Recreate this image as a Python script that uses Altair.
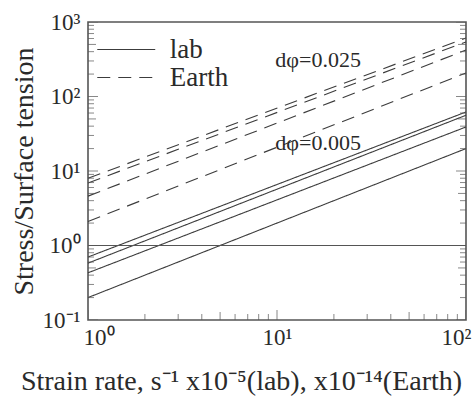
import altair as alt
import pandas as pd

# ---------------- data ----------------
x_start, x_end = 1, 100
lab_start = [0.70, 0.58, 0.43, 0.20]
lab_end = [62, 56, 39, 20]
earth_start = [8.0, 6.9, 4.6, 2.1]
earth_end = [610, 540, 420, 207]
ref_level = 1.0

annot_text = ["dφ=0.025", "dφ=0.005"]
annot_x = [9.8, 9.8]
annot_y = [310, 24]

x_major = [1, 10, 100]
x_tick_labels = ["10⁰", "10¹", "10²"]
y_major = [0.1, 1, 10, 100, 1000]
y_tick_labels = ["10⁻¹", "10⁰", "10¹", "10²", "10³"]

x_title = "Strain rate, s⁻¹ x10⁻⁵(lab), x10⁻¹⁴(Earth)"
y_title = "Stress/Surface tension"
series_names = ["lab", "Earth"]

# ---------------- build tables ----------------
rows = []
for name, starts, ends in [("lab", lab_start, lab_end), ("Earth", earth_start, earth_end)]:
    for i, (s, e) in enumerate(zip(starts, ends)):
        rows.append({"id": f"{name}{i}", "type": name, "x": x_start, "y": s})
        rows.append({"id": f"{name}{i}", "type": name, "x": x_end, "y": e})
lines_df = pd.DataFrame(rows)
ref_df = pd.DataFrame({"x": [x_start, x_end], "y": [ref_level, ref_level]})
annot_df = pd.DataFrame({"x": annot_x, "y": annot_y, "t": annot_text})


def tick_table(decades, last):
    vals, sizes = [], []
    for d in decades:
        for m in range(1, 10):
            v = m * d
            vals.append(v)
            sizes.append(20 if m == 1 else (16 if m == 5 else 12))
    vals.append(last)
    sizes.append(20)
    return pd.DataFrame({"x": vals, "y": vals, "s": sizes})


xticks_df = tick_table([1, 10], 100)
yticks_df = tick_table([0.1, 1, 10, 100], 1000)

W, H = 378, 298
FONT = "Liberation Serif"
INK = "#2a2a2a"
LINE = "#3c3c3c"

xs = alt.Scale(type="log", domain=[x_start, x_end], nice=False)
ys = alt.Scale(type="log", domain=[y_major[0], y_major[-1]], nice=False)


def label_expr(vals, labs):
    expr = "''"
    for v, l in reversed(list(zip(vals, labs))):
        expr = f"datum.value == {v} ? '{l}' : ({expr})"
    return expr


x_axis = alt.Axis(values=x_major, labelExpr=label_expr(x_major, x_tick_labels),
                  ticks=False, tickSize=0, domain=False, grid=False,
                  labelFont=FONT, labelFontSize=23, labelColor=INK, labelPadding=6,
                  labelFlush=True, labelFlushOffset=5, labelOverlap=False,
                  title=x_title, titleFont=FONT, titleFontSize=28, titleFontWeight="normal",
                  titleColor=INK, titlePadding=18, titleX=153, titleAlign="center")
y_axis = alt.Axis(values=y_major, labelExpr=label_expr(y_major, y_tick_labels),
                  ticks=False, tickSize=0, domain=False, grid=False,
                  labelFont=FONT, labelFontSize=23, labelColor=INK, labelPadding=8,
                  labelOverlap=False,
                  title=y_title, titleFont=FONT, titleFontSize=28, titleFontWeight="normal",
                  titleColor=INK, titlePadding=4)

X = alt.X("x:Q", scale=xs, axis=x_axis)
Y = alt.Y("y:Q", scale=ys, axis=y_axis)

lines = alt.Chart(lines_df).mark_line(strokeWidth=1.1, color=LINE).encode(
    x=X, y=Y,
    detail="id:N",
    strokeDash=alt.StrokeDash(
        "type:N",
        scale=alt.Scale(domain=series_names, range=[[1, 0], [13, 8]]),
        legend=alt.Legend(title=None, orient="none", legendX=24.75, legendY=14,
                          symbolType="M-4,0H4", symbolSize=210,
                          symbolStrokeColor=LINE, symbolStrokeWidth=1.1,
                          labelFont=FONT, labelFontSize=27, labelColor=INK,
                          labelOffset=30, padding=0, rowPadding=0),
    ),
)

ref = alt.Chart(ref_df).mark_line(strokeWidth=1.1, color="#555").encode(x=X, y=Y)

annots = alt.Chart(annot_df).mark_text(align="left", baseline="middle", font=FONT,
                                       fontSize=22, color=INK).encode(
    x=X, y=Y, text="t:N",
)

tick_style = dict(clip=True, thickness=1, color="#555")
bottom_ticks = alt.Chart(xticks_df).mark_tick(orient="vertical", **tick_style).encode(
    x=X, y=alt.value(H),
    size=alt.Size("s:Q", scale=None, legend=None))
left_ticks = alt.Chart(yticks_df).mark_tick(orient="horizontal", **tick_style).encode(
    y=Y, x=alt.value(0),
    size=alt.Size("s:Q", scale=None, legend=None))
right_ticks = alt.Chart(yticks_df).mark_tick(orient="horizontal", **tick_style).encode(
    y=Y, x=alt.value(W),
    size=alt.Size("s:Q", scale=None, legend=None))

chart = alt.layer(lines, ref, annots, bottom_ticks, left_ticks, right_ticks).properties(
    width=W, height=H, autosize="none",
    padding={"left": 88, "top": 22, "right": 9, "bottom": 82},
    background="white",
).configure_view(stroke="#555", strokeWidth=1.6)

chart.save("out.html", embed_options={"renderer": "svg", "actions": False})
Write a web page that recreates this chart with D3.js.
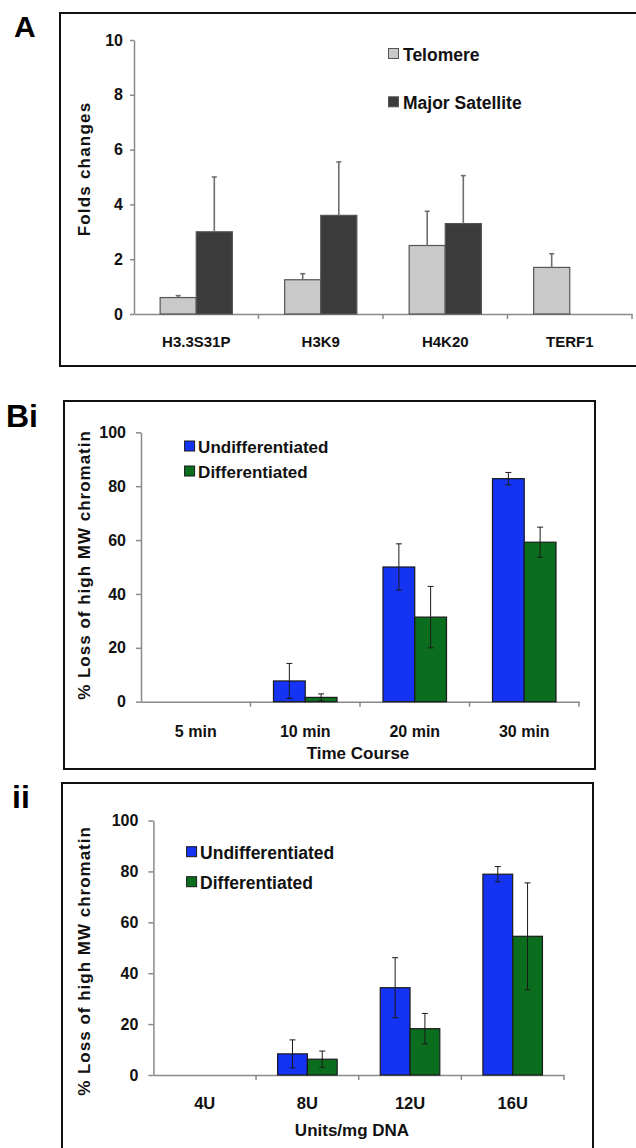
***
» **WORK TO BE COMPLETED**
Go through the records. Copy each line where "that" appears.

» **TASK ANSWER**
Recreate this image as a Python script that uses Altair.
Write a web page that recreates this chart with D3.js.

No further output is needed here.